Listed records:
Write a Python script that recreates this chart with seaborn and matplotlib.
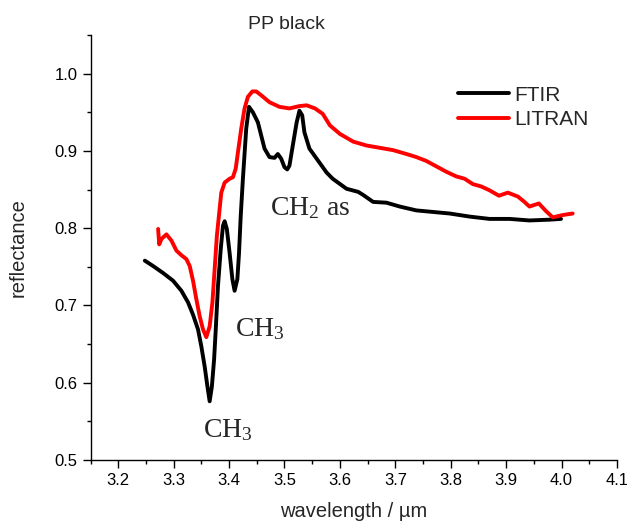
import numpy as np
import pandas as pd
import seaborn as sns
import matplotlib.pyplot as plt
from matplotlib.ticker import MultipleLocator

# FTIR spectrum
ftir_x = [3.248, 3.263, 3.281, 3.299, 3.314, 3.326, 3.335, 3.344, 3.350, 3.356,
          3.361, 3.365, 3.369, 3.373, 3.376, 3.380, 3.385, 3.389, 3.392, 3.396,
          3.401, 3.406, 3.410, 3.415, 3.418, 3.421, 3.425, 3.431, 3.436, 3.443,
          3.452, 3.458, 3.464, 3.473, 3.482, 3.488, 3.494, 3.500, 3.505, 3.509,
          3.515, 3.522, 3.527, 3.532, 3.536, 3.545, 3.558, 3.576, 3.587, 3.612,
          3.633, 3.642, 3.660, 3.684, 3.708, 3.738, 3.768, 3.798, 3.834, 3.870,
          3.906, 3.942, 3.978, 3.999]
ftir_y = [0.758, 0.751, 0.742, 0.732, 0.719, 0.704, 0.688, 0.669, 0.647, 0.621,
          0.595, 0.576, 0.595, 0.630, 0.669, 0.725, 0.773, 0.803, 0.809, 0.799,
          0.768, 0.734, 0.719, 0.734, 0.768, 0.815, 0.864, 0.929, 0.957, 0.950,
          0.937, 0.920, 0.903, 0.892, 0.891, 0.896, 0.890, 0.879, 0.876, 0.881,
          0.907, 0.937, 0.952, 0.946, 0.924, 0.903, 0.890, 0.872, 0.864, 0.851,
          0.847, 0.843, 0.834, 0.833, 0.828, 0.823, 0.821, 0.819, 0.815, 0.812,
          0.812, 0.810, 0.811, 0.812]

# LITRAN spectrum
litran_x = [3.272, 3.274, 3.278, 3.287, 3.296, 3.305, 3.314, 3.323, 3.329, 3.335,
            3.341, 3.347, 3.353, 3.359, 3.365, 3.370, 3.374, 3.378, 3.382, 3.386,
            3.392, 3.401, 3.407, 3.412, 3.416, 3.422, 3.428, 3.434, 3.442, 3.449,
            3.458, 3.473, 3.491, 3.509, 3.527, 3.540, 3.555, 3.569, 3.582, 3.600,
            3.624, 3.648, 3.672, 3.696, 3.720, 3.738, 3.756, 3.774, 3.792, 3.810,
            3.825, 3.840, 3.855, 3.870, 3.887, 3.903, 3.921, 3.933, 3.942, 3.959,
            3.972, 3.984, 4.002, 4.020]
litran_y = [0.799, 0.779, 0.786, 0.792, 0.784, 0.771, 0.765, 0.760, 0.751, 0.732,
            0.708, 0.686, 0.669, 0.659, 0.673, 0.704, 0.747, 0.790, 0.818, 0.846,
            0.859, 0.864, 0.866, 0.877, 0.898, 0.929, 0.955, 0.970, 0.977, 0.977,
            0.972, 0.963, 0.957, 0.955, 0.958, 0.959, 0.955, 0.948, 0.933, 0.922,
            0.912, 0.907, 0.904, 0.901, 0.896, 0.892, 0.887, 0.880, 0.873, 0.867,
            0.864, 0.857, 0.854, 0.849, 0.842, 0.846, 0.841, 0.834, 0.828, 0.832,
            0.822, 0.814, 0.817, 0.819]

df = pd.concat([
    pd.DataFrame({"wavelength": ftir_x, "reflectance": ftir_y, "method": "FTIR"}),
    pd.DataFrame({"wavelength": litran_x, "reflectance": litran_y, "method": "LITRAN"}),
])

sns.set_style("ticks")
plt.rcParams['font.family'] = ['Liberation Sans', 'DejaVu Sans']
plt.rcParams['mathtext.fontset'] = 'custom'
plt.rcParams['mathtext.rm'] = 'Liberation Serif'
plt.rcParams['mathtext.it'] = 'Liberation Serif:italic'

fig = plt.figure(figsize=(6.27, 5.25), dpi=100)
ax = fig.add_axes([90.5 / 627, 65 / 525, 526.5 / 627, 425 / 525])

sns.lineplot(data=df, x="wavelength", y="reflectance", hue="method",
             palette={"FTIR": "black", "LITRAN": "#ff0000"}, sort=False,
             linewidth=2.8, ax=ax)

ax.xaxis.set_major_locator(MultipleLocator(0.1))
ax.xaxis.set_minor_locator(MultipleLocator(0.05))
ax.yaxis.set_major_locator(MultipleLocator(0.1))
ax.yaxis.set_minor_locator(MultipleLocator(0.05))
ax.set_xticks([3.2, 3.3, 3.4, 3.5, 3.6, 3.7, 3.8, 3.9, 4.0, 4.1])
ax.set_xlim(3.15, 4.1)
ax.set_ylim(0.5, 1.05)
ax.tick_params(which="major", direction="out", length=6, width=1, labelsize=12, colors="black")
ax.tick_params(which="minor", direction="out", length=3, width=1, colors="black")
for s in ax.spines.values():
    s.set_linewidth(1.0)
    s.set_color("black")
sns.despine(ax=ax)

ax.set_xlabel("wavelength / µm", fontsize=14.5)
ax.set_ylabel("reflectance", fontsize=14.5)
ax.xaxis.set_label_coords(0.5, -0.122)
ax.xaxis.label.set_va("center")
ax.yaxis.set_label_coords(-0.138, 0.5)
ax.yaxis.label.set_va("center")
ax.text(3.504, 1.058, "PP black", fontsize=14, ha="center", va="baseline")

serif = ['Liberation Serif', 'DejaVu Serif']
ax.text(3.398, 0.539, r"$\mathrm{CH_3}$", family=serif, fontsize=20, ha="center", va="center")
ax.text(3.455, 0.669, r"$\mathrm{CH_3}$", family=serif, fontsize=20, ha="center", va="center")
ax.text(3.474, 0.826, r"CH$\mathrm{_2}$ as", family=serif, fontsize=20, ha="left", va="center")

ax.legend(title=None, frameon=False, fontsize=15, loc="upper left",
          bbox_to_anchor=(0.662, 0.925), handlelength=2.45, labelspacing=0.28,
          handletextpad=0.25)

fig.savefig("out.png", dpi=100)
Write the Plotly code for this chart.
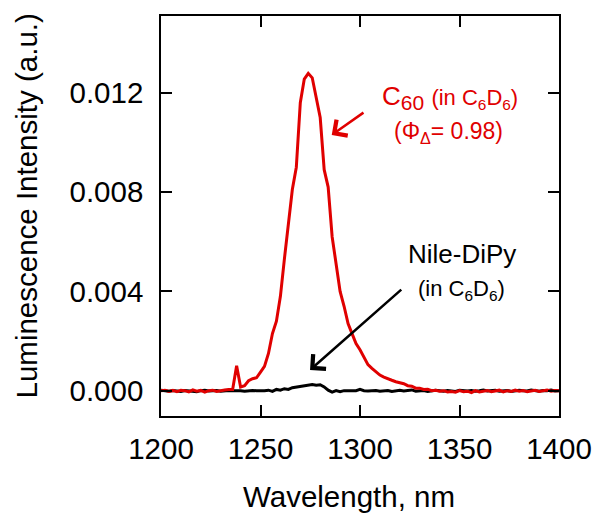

Work to complete: Skip the pictures, then retype every line above exactly.

Written solution:
Write a Python script that recreates this chart with seaborn and matplotlib.
import numpy as np
import pandas as pd
import seaborn as sns
import matplotlib.pyplot as plt
from matplotlib.ticker import MultipleLocator

# FTIR spectrum
ftir_x = [3.248, 3.263, 3.281, 3.299, 3.314, 3.326, 3.335, 3.344, 3.350, 3.356,
          3.361, 3.365, 3.369, 3.373, 3.376, 3.380, 3.385, 3.389, 3.392, 3.396,
          3.401, 3.406, 3.410, 3.415, 3.418, 3.421, 3.425, 3.431, 3.436, 3.443,
          3.452, 3.458, 3.464, 3.473, 3.482, 3.488, 3.494, 3.500, 3.505, 3.509,
          3.515, 3.522, 3.527, 3.532, 3.536, 3.545, 3.558, 3.576, 3.587, 3.612,
          3.633, 3.642, 3.660, 3.684, 3.708, 3.738, 3.768, 3.798, 3.834, 3.870,
          3.906, 3.942, 3.978, 3.999]
ftir_y = [0.758, 0.751, 0.742, 0.732, 0.719, 0.704, 0.688, 0.669, 0.647, 0.621,
          0.595, 0.576, 0.595, 0.630, 0.669, 0.725, 0.773, 0.803, 0.809, 0.799,
          0.768, 0.734, 0.719, 0.734, 0.768, 0.815, 0.864, 0.929, 0.957, 0.950,
          0.937, 0.920, 0.903, 0.892, 0.891, 0.896, 0.890, 0.879, 0.876, 0.881,
          0.907, 0.937, 0.952, 0.946, 0.924, 0.903, 0.890, 0.872, 0.864, 0.851,
          0.847, 0.843, 0.834, 0.833, 0.828, 0.823, 0.821, 0.819, 0.815, 0.812,
          0.812, 0.810, 0.811, 0.812]

# LITRAN spectrum
litran_x = [3.272, 3.274, 3.278, 3.287, 3.296, 3.305, 3.314, 3.323, 3.329, 3.335,
            3.341, 3.347, 3.353, 3.359, 3.365, 3.370, 3.374, 3.378, 3.382, 3.386,
            3.392, 3.401, 3.407, 3.412, 3.416, 3.422, 3.428, 3.434, 3.442, 3.449,
            3.458, 3.473, 3.491, 3.509, 3.527, 3.540, 3.555, 3.569, 3.582, 3.600,
            3.624, 3.648, 3.672, 3.696, 3.720, 3.738, 3.756, 3.774, 3.792, 3.810,
            3.825, 3.840, 3.855, 3.870, 3.887, 3.903, 3.921, 3.933, 3.942, 3.959,
            3.972, 3.984, 4.002, 4.020]
litran_y = [0.799, 0.779, 0.786, 0.792, 0.784, 0.771, 0.765, 0.760, 0.751, 0.732,
            0.708, 0.686, 0.669, 0.659, 0.673, 0.704, 0.747, 0.790, 0.818, 0.846,
            0.859, 0.864, 0.866, 0.877, 0.898, 0.929, 0.955, 0.970, 0.977, 0.977,
            0.972, 0.963, 0.957, 0.955, 0.958, 0.959, 0.955, 0.948, 0.933, 0.922,
            0.912, 0.907, 0.904, 0.901, 0.896, 0.892, 0.887, 0.880, 0.873, 0.867,
            0.864, 0.857, 0.854, 0.849, 0.842, 0.846, 0.841, 0.834, 0.828, 0.832,
            0.822, 0.814, 0.817, 0.819]

df = pd.concat([
    pd.DataFrame({"wavelength": ftir_x, "reflectance": ftir_y, "method": "FTIR"}),
    pd.DataFrame({"wavelength": litran_x, "reflectance": litran_y, "method": "LITRAN"}),
])

sns.set_style("ticks")
plt.rcParams['font.family'] = ['Liberation Sans', 'DejaVu Sans']
plt.rcParams['mathtext.fontset'] = 'custom'
plt.rcParams['mathtext.rm'] = 'Liberation Serif'
plt.rcParams['mathtext.it'] = 'Liberation Serif:italic'

fig = plt.figure(figsize=(6.27, 5.25), dpi=100)
ax = fig.add_axes([90.5 / 627, 65 / 525, 526.5 / 627, 425 / 525])

sns.lineplot(data=df, x="wavelength", y="reflectance", hue="method",
             palette={"FTIR": "black", "LITRAN": "#ff0000"}, sort=False,
             linewidth=2.8, ax=ax)

ax.xaxis.set_major_locator(MultipleLocator(0.1))
ax.xaxis.set_minor_locator(MultipleLocator(0.05))
ax.yaxis.set_major_locator(MultipleLocator(0.1))
ax.yaxis.set_minor_locator(MultipleLocator(0.05))
ax.set_xticks([3.2, 3.3, 3.4, 3.5, 3.6, 3.7, 3.8, 3.9, 4.0, 4.1])
ax.set_xlim(3.15, 4.1)
ax.set_ylim(0.5, 1.05)
ax.tick_params(which="major", direction="out", length=6, width=1, labelsize=12, colors="black")
ax.tick_params(which="minor", direction="out", length=3, width=1, colors="black")
for s in ax.spines.values():
    s.set_linewidth(1.0)
    s.set_color("black")
sns.despine(ax=ax)

ax.set_xlabel("wavelength / µm", fontsize=14.5)
ax.set_ylabel("reflectance", fontsize=14.5)
ax.xaxis.set_label_coords(0.5, -0.122)
ax.xaxis.label.set_va("center")
ax.yaxis.set_label_coords(-0.138, 0.5)
ax.yaxis.label.set_va("center")
ax.text(3.504, 1.058, "PP black", fontsize=14, ha="center", va="baseline")

serif = ['Liberation Serif', 'DejaVu Serif']
ax.text(3.398, 0.539, r"$\mathrm{CH_3}$", family=serif, fontsize=20, ha="center", va="center")
ax.text(3.455, 0.669, r"$\mathrm{CH_3}$", family=serif, fontsize=20, ha="center", va="center")
ax.text(3.474, 0.826, r"CH$\mathrm{_2}$ as", family=serif, fontsize=20, ha="left", va="center")

ax.legend(title=None, frameon=False, fontsize=15, loc="upper left",
          bbox_to_anchor=(0.662, 0.925), handlelength=2.45, labelspacing=0.28,
          handletextpad=0.25)

fig.savefig("out.png", dpi=100)
Write the Plotly code for this chart.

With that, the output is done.